Wilkerson noted that the property tax route would be simpler.

"At the end of the day whatever is out there from a property tax standpoint is going to be new," Wilkerson said. "… That’s tens of thousands of dollars, and I think that’s worth applying for. I share some concerns, but at the end of the day I keep coming back to ‘I don’t know why we wouldn’t do this.’"

Russell also mentioned that the city’s meetings with Max Allen, the owner of the Capital Plaza Hotel, which sits right next to Parcel B, have gone well regarding their plans for the property.

At the end of the meeting, Moore expressed a readiness to go ahead and commit the city’s requested 50%, but other magistrates cooled on the notion.

The court’s next regular meeting will take place on May 27.

Other business

The court approved the replacement of Farmdale Sanitation District board Chair Alan Alsip. Taking his place on June 1 is Ferlin Wright.

“It is a pleasure to look at the level of qualification,” Sebastian said. “Having spoken with Mr. Wright months ago and encouraging him to put his talents before us, I’m excited.”

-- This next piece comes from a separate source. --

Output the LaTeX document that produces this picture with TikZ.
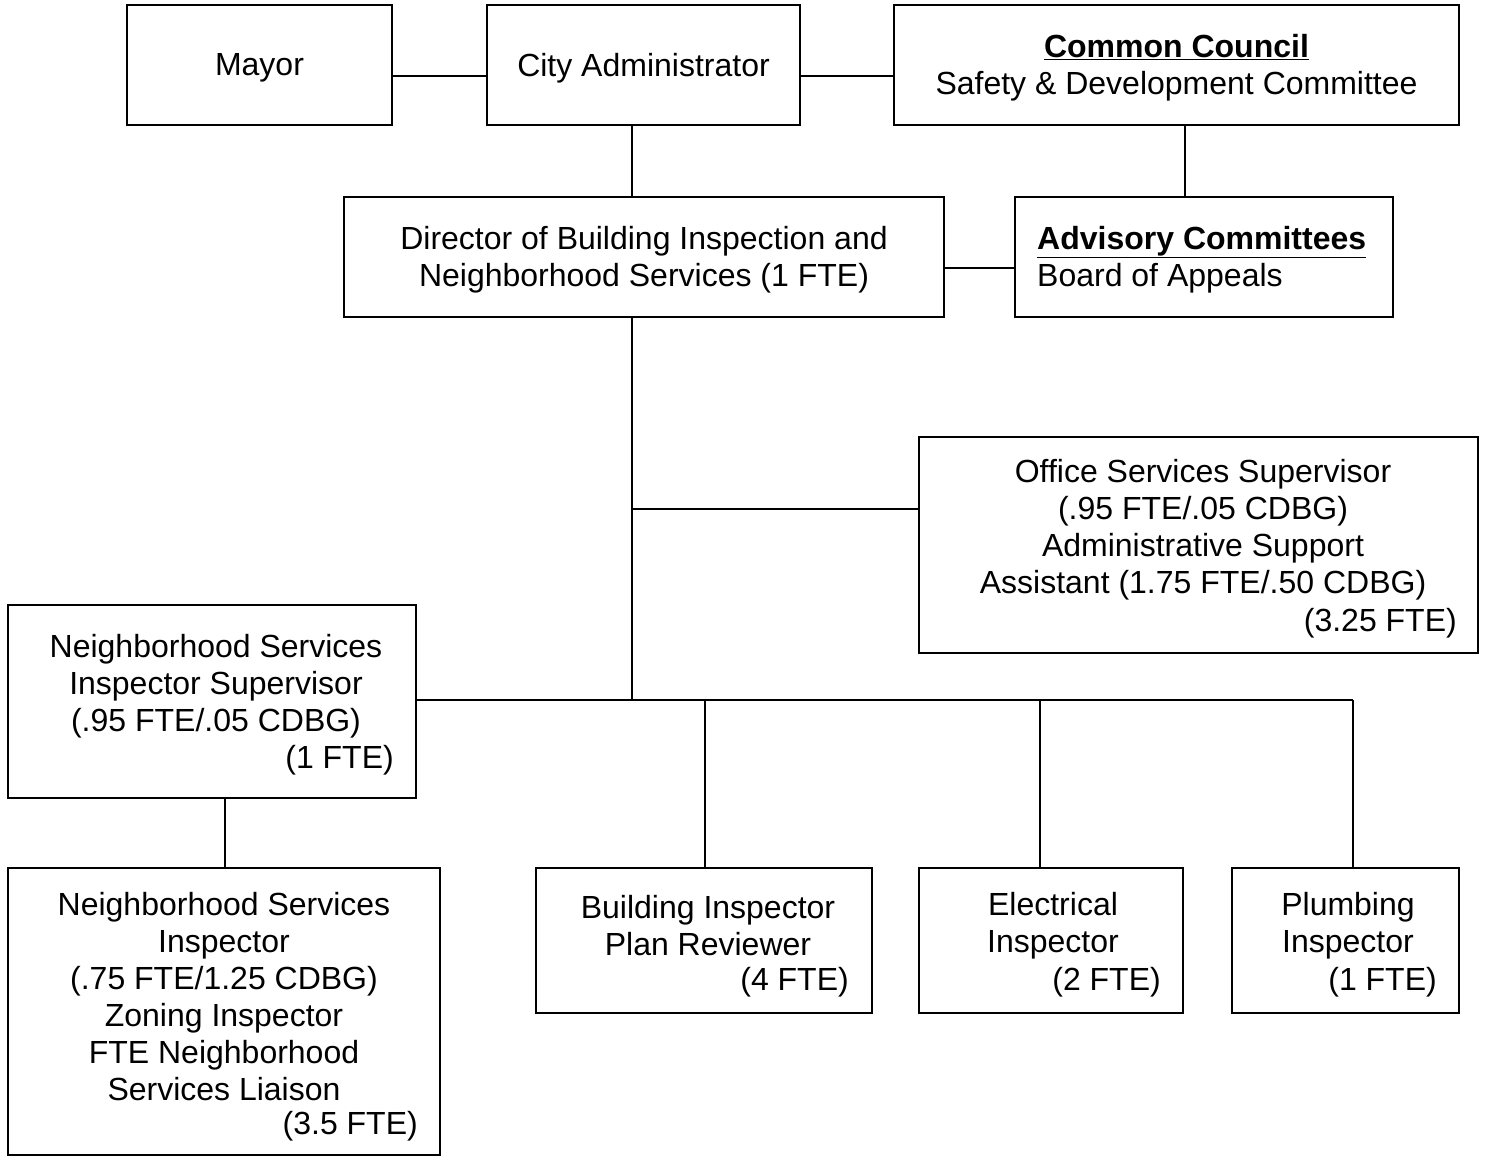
\documentclass[tikz,border=0pt]{standalone}
\usepackage{fontspec}
\setmainfont{Liberation Sans}
\newcommand{\ulbf}[1]{\underline{\textbf{#1}}}
\begin{document}
\begin{tikzpicture}[x=1pt,y=-1pt,
  box/.style={draw,line width=2pt,inner sep=0pt},
  txt/.style={inner sep=0pt,align=center,font=\fontsize{32}{37}\selectfont},
  rtxt/.style={inner sep=0pt,anchor=base east,font=\fontsize{32}{37}\selectfont},
  conn/.style={line width=2pt}]
\useasboundingbox[fill=white] (0,0) rectangle (1486,1156);
% boxes
\node[box,minimum width=265pt,minimum height=120pt] (mayor) at (259.5,65) {};
\node[box,minimum width=313pt,minimum height=120pt] (admin) at (643.5,65) {};
\node[box,minimum width=565pt,minimum height=120pt] (common) at (1176.5,65) {};
\node[box,minimum width=600pt,minimum height=120pt] (director) at (644,257) {};
\node[box,minimum width=378pt,minimum height=120pt] (advisory) at (1204,257) {};
\node[box,minimum width=559pt,minimum height=216pt] (office) at (1198.5,545) {};
\node[box,minimum width=408pt,minimum height=193pt] (sup) at (212,701.5) {};
\node[box,minimum width=432pt,minimum height=287pt] (nsi) at (224,1011.5) {};
\node[box,minimum width=336pt,minimum height=145pt] (build) at (704,940.5) {};
\node[box,minimum width=264pt,minimum height=145pt] (elec) at (1051,940.5) {};
\node[box,minimum width=227pt,minimum height=145pt] (plumb) at (1345.5,940.5) {};
% texts
\node[txt] (tmayor) at (259.5,68) {Mayor};
\node[txt] (tadmin) at (643.5,68) {City Administrator};
\node[txt] (tcommon) at (1176.5,67.5) {\ulbf{Common Council}\\Safety \& Development Committee};
\node[txt] (tdirector) at (644,259.5) {Director of Building Inspection and\\Neighborhood Services (1 FTE)};
\node[txt,align=left,anchor=west] (tadvisory) at (1037,259.5) {\ulbf{Advisory Committees}\\Board of Appeals};
\node[txt] (toffice) at (1203,529.5) {Office Services Supervisor\\(.95 FTE/.05 CDBG)\\Administrative Support\\Assistant (1.75 FTE/.50 CDBG)};
\node[rtxt] (toffice2) at (1457,631) {(3.25 FTE)};
\node[txt] (tsup) at (216,686) {Neighborhood Services\\Inspector Supervisor\\(.95 FTE/.05 CDBG)};
\node[rtxt] (tsup2) at (394,768) {(1 FTE)};
\node[txt] (tnsi) at (224,997) {Neighborhood Services\\Inspector\\(.75 FTE/1.25 CDBG)\\Zoning Inspector\\FTE Neighborhood\\Services Liaison};
\node[rtxt] (tnsi2) at (418,1134) {(3.5 FTE)};
\node[txt] (tbuild) at (708,925.5) {Building Inspector\\Plan Reviewer};
\node[rtxt] (tbuild2) at (849,990) {(4 FTE)};
\node[txt] (telec) at (1053,925.5) {Electrical\\Inspector};
\node[rtxt] (telec2) at (1161,990) {(2 FTE)};
\node[txt] (tplumb) at (1348,925.5) {Plumbing\\Inspector};
\node[rtxt] (tplumb2) at (1437,990) {(1 FTE)};
% reference coordinates
\coordinate (xa) at (632,0);
\coordinate (xc) at (1185,0);
\coordinate (hub) at (632,700);
\coordinate (b1) at (632,509);
\coordinate (xb) at (705,700);
\coordinate (xe) at (1040,700);
\coordinate (xp) at (1353,700);
\coordinate (xs) at (225,0);
% connectors
\draw[conn] ([yshift=-11pt]mayor.east) -- ([yshift=-11pt]admin.west);
\draw[conn] ([yshift=-11pt]admin.east) -- ([yshift=-11pt]common.west);
\draw[conn] (admin.south -| xa) -- (director.north -| xa);
\draw[conn] (common.south -| xc) -- (advisory.north -| xc);
\draw[conn] ([yshift=-11pt]director.east) -- ([yshift=-11pt]advisory.west);
\draw[conn] (director.south -| xa) -- (hub);
\draw[conn] (b1) -- (office.west |- b1);
\draw[conn] (sup.east |- hub) -- (xp);
\draw[conn] (xb) -- (build.north -| xb);
\draw[conn] (xe) -- (elec.north -| xe);
\draw[conn] (xp) -- (plumb.north -| xp);
\draw[conn] (sup.south -| xs) -- (nsi.north -| xs);
\end{tikzpicture}
\end{document}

Sebastian and other members of the court also highly commended Alsip’s work at the head of the Farmdale Sanitation District board.

Wright has previously served on the Peaks Mill Water District board.

The reappointment of Richard Tanner, a current member of the Farmdale Sanitation District board, was rejected in a 4-3 vote. Booth, Wells and Moore voted yes while Sebastian, Mueller, Tracy and Blackburn voted no.

"To not reappoint someone like Richard Tanner is a shame," Wells said. "He's given everything he's got to make that district better and I feel sorry that that's the case."

County Clerk Jeff Hancock was present to announce his new deputy clerk who replaces longtime deputy Jack Kennedy. Kennedy’s replacement is Franklin County native Jeff Smith.

Hancock also described his intention to test his office’s new voting equipment out at all three local high schools when those schools vote on their class councils. Hancock said the initiative would kill two birds with one stone.

“It gives them exposure to how the election process works, and gives us a chance to make sure the equipment works correctly.”